§ Stored data:
-----

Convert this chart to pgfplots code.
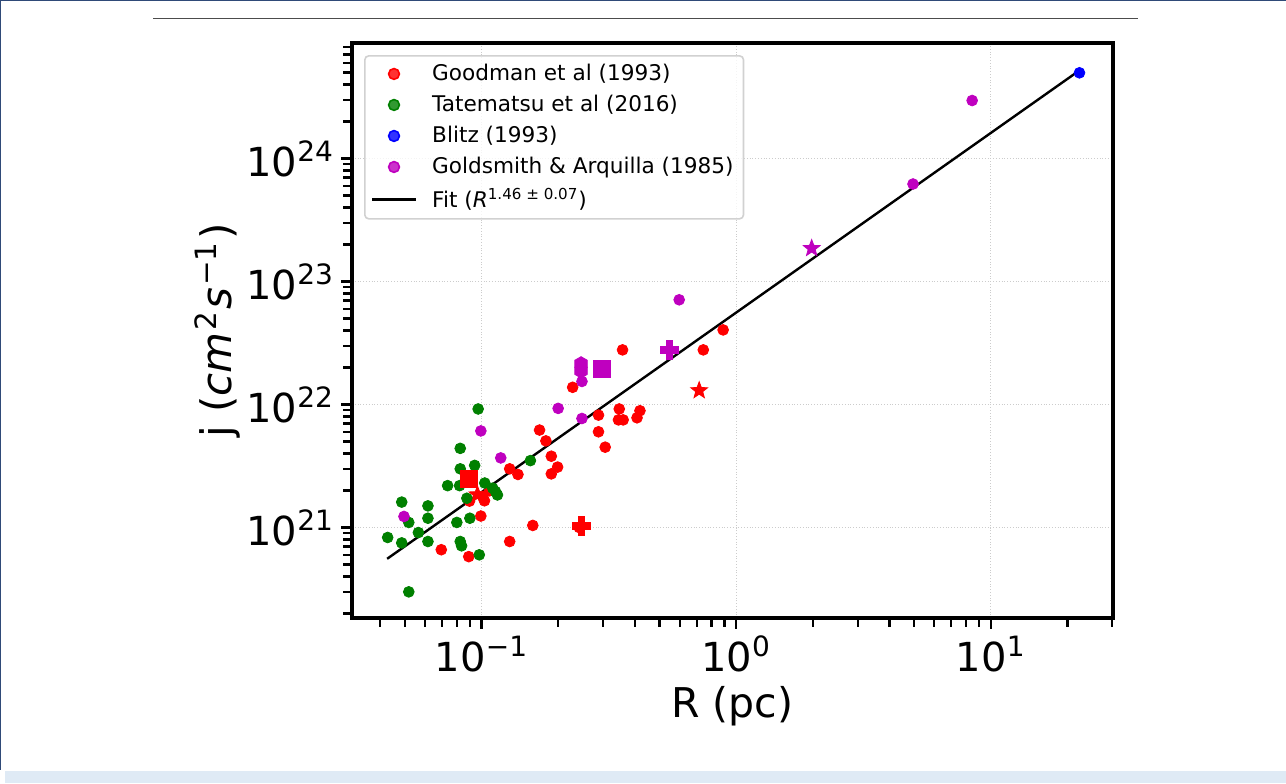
\documentclass[border=0pt]{standalone}
\usepackage{fontspec}
\setmainfont{DejaVu Sans}
\usepackage{pgfplots}
\pgfplotsset{compat=1.18}
\usetikzlibrary{plotmarks}

\definecolor{mred}{rgb}{1,0,0}
\definecolor{mgreen}{rgb}{0,0.5,0}
\definecolor{mblue}{rgb}{0,0,1}
\definecolor{mmag}{rgb}{0.75,0,0.75}
\definecolor{frameblue}{HTML}{2F4A78}
\definecolor{stripblue}{HTML}{DFEAF5}

\pgfdeclareplotmark{fplus}{%
  \pgfpathmoveto{\pgfpoint{-0.34\pgfplotmarksize}{\pgfplotmarksize}}%
  \pgfpathlineto{\pgfpoint{0.34\pgfplotmarksize}{\pgfplotmarksize}}%
  \pgfpathlineto{\pgfpoint{0.34\pgfplotmarksize}{0.34\pgfplotmarksize}}%
  \pgfpathlineto{\pgfpoint{\pgfplotmarksize}{0.34\pgfplotmarksize}}%
  \pgfpathlineto{\pgfpoint{\pgfplotmarksize}{-0.34\pgfplotmarksize}}%
  \pgfpathlineto{\pgfpoint{0.34\pgfplotmarksize}{-0.34\pgfplotmarksize}}%
  \pgfpathlineto{\pgfpoint{0.34\pgfplotmarksize}{-\pgfplotmarksize}}%
  \pgfpathlineto{\pgfpoint{-0.34\pgfplotmarksize}{-\pgfplotmarksize}}%
  \pgfpathlineto{\pgfpoint{-0.34\pgfplotmarksize}{-0.34\pgfplotmarksize}}%
  \pgfpathlineto{\pgfpoint{-\pgfplotmarksize}{-0.34\pgfplotmarksize}}%
  \pgfpathlineto{\pgfpoint{-\pgfplotmarksize}{0.34\pgfplotmarksize}}%
  \pgfpathlineto{\pgfpoint{-0.34\pgfplotmarksize}{0.34\pgfplotmarksize}}%
  \pgfpathclose\pgfusepathqfillstroke}

\pgfdeclareplotmark{fstar}{%
  \pgfpathmoveto{\pgfpointpolar{90}{\pgfplotmarksize}}%
  \pgfpathlineto{\pgfpointpolar{126}{0.42\pgfplotmarksize}}%
  \pgfpathlineto{\pgfpointpolar{162}{\pgfplotmarksize}}%
  \pgfpathlineto{\pgfpointpolar{198}{0.42\pgfplotmarksize}}%
  \pgfpathlineto{\pgfpointpolar{234}{\pgfplotmarksize}}%
  \pgfpathlineto{\pgfpointpolar{270}{0.42\pgfplotmarksize}}%
  \pgfpathlineto{\pgfpointpolar{306}{\pgfplotmarksize}}%
  \pgfpathlineto{\pgfpointpolar{342}{0.42\pgfplotmarksize}}%
  \pgfpathlineto{\pgfpointpolar{18}{\pgfplotmarksize}}%
  \pgfpathlineto{\pgfpointpolar{54}{0.42\pgfplotmarksize}}%
  \pgfpathclose\pgfusepathqfillstroke}

\pgfdeclareplotmark{fhex}{%
  \pgfpathmoveto{\pgfpointpolar{90}{\pgfplotmarksize}}%
  \pgfpathlineto{\pgfpointpolar{150}{\pgfplotmarksize}}%
  \pgfpathlineto{\pgfpointpolar{210}{\pgfplotmarksize}}%
  \pgfpathlineto{\pgfpointpolar{270}{\pgfplotmarksize}}%
  \pgfpathlineto{\pgfpointpolar{330}{\pgfplotmarksize}}%
  \pgfpathlineto{\pgfpointpolar{30}{\pgfplotmarksize}}%
  \pgfpathclose\pgfusepathqfillstroke}

\begin{document}
\begin{tikzpicture}
\path[use as bounding box] (0,0) rectangle (643pt,391.5pt);
% page frame of the screenshot
\fill[stripblue] (2.5pt,0pt) rectangle (643pt,6pt);
\draw[frameblue, line width=0.6pt] (0,391.2pt) -- (643pt,391.2pt);
\draw[frameblue, line width=0.6pt] (0.3pt,391.5pt) -- (0.3pt,6.5pt);
\draw[black!70, line width=0.9pt] (76.5pt,382.2pt) -- (569pt,382.2pt);

\begin{axis}[
  at={(176pt,82.5pt)}, anchor=south west,
  scale only axis, width=380.5pt, height=287.5pt,
  xmode=log, ymode=log,
  xmin=0.031, xmax=30.2, ymin=1.84e20, ymax=8.69e24,
  xtick={0.1,1,10},
  xticklabels={10\textsuperscript{−1},10\textsuperscript{0},10\textsuperscript{1}},
  ytick={1e21,1e22,1e23,1e24},
  yticklabels={10\textsuperscript{21},10\textsuperscript{22},10\textsuperscript{23},10\textsuperscript{24}},
  minor xtick={0.04,0.05,0.06,0.07,0.08,0.09,0.2,0.3,0.4,0.5,0.6,0.7,0.8,0.9,2,3,4,5,6,7,8,9,20,30},
  minor ytick={2e20,3e20,4e20,5e20,6e20,7e20,8e20,9e20,2e21,3e21,4e21,5e21,6e21,7e21,8e21,9e21,2e22,3e22,4e22,5e22,6e22,7e22,8e22,9e22,2e23,3e23,4e23,5e23,6e23,7e23,8e23,9e23,2e24,3e24,4e24,5e24,6e24,7e24,8e24},
  /pgf/number format/assume math mode=true,
  tick label style={font=\fontsize{20}{24}\selectfont},
  xlabel style={font=\fontsize{20.5}{24}\selectfont},
  ylabel style={font=\fontsize{21}{25}\selectfont},
  xlabel={R (pc)},
  ylabel={j (\textit{cm}\kern0.8pt\textsuperscript{2}\kern1pt\textit{s}\kern0.8pt\textsuperscript{−1}\kern1pt)},
  ylabel shift={-4pt},
  tick pos=left, tick align=outside,
  major tick length=5.5pt, minor tick length=4.5pt,
  every tick/.style={black, line width=1.1pt},
  axis line style={line width=2pt},
  grid=major,
  major grid style={densely dotted, black!20, line width=0.6pt},
  legend style={at={(0.0158,0.979)}, anchor=north west,
    draw=black!18, line width=0.8pt, rounded corners=2pt,
    fill=white, fill opacity=0.8, text opacity=1,
    font=\fontsize{10.8}{12.5}\selectfont, row sep=1.8pt,
    inner xsep=3pt, inner ysep=2.2pt,
    cells={anchor=west}},
  legend image code/.code={\draw[mark repeat=2,mark phase=2,#1] plot coordinates {(0pt,0pt) (11pt,0pt) (22pt,0pt)}; \path (27.5pt,0pt);},
]
% Goodman et al (1993)
\addplot[only marks, mark=*, mark size=2.7pt, color=mred, mark options={fill=mred, draw=mred}] coordinates {
(0.0897,1.64e21) (0.101,1.79e21) (0.1027,1.65e21) (0.1075,1.99e21) (0.0994,1.24e21)
(0.0695,6.6e20) (0.0891,5.8e20) (0.129,7.7e20) (0.159,1.04e21) (0.242,1.0e21)
(0.129,3.0e21) (0.139,2.7e21) (0.169,6.2e21) (0.179,5.06e21) (0.188,3.8e21)
(0.199,3.1e21) (0.188,2.73e21) (0.288,8.2e21) (0.288,6.0e21) (0.306,4.5e21)
(0.3475,9.2e21) (0.345,7.5e21) (0.36,7.5e21) (0.408,7.8e21) (0.419,8.9e21)
(0.228,1.38e22) (0.358,2.78e22) (0.743,2.78e22) (0.889,4.04e22)
};
\addlegendentry{Goodman et al (1993)}
% Tatematsu et al (2016)
\addplot[only marks, mark=*, mark size=2.7pt, color=mgreen, mark options={fill=mgreen, draw=mgreen}] coordinates {
(0.097,9.2e21) (0.0825,4.4e21) (0.0825,3.0e21) (0.094,3.2e21) (0.0736,2.19e21)
(0.082,2.19e21) (0.103,2.3e21) (0.1107,2.09e21) (0.1135,1.96e21) (0.1155,1.84e21)
(0.0876,1.73e21) (0.0486,1.61e21) (0.0616,1.5e21) (0.0616,1.19e21) (0.0518,1.1e21)
(0.090,1.19e21) (0.080,1.1e21) (0.0565,9.1e20) (0.0428,8.3e20) (0.0486,7.5e20)
(0.0616,7.7e20) (0.0825,7.7e20) (0.0835,7.1e20) (0.098,6.0e20) (0.0518,3.0e20)
(0.1556,3.5e21)
};
\addlegendentry{Tatematsu et al (2016)}
% Blitz (1993)
\addplot[only marks, mark=*, mark size=2.7pt, color=mblue, mark options={fill=mblue, draw=mblue}] coordinates {
(22.3,4.97e24)
};
\addlegendentry{Blitz (1993)}
% Goldsmith & Arquilla (1985)
\addplot[only marks, mark=*, mark size=2.7pt, color=mmag, mark options={fill=mmag, draw=mmag}] coordinates {
(0.0994,6.1e21) (0.119,3.68e21) (0.0496,1.23e21) (0.2,9.3e21) (0.248,7.7e21)
(0.248,1.54e22) (0.5975,7.1e22) (4.95,6.2e23) (8.45,2.96e24)
};
\addlegendentry{Goldsmith \& Arquilla (1985)}
% Fit
\addplot[black, line width=1.2pt] coordinates {(0.0426,5.57e20) (21.8,5.03e24)};
\addlegendentry{Fit (\textit{R}\textsuperscript{1.46 ± 0.07})}
% special markers (red)
\addplot[forget plot, only marks, mark=square*, mark size=4.3pt, color=mred, mark options={fill=mred, draw=mred}] coordinates {(0.0891,2.5e21)};
\addplot[forget plot, only marks, mark=fplus, mark size=4.6pt, color=mred, mark options={fill=mred, draw=mred}] coordinates {(0.2466,1.03e21)};
\addplot[forget plot, only marks, mark=fstar, mark size=4.4pt, color=mred, mark options={fill=mred, draw=mred}] coordinates {(0.716,1.3e22) (0.0964,1.85e21)};
% special markers (magenta)
\addplot[forget plot, only marks, mark=square*, mark size=4.3pt, color=mmag, mark options={fill=mmag, draw=mmag}] coordinates {(0.297,1.94e22)};
\addplot[forget plot, only marks, mark=fplus, mark size=4.6pt, color=mmag, mark options={fill=mmag, draw=mmag}] coordinates {(0.546,2.78e22)};
\addplot[forget plot, only marks, mark=fstar, mark size=4.4pt, color=mmag, mark options={fill=mmag, draw=mmag}] coordinates {(1.98,1.86e23)};
\addplot[forget plot, only marks, mark=fhex, mark size=3.6pt, color=mmag, mark options={fill=mmag, draw=mmag}] coordinates {(0.246,2.14e22) (0.246,1.88e22)};
\end{axis}
\end{tikzpicture}
\end{document}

-----

Tally the lines of the listing that include "code". Reply with nothing but the count.

2